▶ [TASK GOAL]: Skip the pictures, please, and write out exactly the lines from the opening of the data through the line containing "p_4p = [69.5, 64.2, 58.4, 50.0, 40.0, 30.0, 20.0, 10.0, 0.0]".

▶ [RECORDED DATA]:
- - - - -

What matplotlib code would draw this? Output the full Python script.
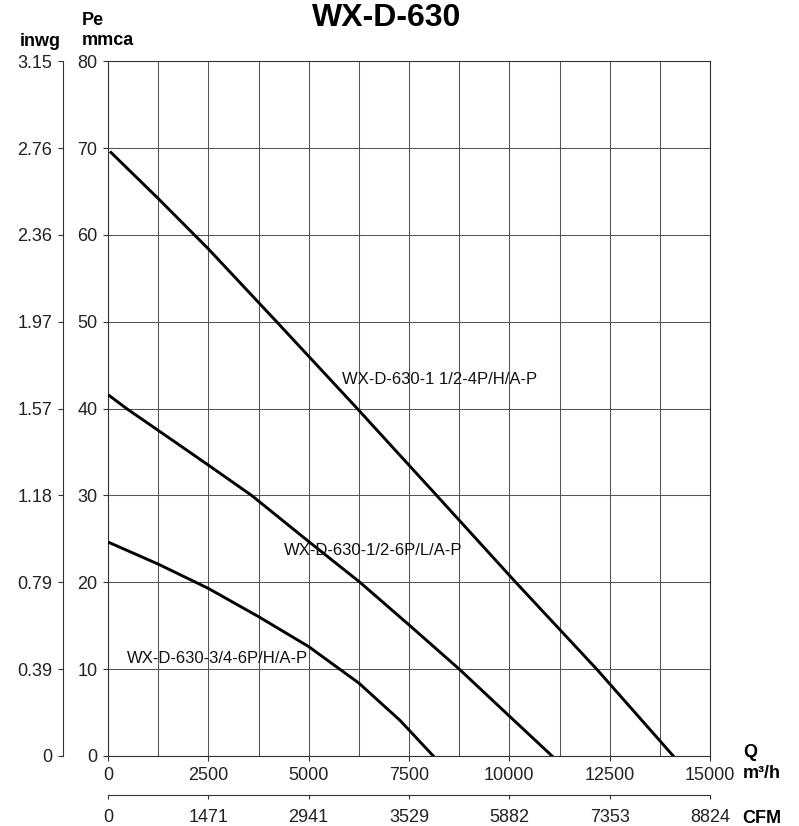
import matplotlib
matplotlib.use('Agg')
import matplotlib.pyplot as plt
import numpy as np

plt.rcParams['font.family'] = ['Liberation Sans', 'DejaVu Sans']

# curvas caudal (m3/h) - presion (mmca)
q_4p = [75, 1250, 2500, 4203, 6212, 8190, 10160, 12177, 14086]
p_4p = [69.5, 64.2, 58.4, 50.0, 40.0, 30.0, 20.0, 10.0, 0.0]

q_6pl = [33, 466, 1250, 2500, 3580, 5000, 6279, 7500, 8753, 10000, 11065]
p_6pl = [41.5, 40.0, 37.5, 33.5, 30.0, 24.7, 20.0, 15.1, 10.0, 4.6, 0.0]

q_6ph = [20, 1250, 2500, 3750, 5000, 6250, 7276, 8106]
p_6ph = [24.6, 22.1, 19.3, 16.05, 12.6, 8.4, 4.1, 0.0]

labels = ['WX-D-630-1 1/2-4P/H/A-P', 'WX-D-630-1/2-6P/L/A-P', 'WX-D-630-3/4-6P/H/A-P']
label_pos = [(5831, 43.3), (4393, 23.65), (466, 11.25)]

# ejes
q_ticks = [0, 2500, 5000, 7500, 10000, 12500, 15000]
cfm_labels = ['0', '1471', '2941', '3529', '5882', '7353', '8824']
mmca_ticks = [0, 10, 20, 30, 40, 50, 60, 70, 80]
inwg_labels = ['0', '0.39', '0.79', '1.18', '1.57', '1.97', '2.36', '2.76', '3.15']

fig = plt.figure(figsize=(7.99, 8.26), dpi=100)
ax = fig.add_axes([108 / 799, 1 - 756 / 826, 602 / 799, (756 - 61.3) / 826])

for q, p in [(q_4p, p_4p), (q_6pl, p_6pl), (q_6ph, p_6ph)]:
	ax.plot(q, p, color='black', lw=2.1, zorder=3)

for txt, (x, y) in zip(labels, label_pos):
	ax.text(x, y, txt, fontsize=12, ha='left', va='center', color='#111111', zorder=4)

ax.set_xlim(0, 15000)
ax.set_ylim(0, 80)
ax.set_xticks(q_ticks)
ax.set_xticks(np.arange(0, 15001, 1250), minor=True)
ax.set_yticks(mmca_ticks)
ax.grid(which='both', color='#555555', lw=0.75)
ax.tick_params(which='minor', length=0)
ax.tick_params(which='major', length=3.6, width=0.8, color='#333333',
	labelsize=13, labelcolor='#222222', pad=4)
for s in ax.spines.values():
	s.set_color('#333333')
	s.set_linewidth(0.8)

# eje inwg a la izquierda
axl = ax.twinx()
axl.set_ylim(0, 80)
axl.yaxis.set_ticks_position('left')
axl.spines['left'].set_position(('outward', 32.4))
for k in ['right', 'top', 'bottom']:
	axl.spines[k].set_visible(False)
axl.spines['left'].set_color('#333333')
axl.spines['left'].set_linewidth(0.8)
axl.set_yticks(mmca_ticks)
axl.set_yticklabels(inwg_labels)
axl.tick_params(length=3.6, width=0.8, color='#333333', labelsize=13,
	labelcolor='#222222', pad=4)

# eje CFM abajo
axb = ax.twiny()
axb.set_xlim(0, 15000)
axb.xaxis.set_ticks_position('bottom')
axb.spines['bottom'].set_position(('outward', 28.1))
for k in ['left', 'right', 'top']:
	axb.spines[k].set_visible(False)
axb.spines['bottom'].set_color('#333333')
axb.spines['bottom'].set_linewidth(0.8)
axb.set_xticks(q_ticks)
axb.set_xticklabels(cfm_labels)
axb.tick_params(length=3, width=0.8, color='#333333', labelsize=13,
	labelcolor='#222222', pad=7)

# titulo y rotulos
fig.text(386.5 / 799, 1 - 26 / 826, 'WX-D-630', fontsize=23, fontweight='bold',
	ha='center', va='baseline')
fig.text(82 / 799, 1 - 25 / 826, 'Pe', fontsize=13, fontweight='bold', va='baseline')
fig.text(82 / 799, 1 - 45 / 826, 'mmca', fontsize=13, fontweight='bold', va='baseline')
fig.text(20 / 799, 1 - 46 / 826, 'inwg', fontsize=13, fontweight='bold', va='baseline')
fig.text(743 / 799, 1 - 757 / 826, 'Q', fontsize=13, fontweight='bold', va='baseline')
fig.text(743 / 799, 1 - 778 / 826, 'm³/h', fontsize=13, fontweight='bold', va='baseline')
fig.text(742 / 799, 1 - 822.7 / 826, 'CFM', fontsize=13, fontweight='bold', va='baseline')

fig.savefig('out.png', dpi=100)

- - - - -

▶ [FULL OUTPUT]:
What matplotlib code would draw this? Output the full Python script.
import matplotlib
matplotlib.use('Agg')
import matplotlib.pyplot as plt
import numpy as np

plt.rcParams['font.family'] = ['Liberation Sans', 'DejaVu Sans']

# curvas caudal (m3/h) - presion (mmca)
q_4p = [75, 1250, 2500, 4203, 6212, 8190, 10160, 12177, 14086]
p_4p = [69.5, 64.2, 58.4, 50.0, 40.0, 30.0, 20.0, 10.0, 0.0]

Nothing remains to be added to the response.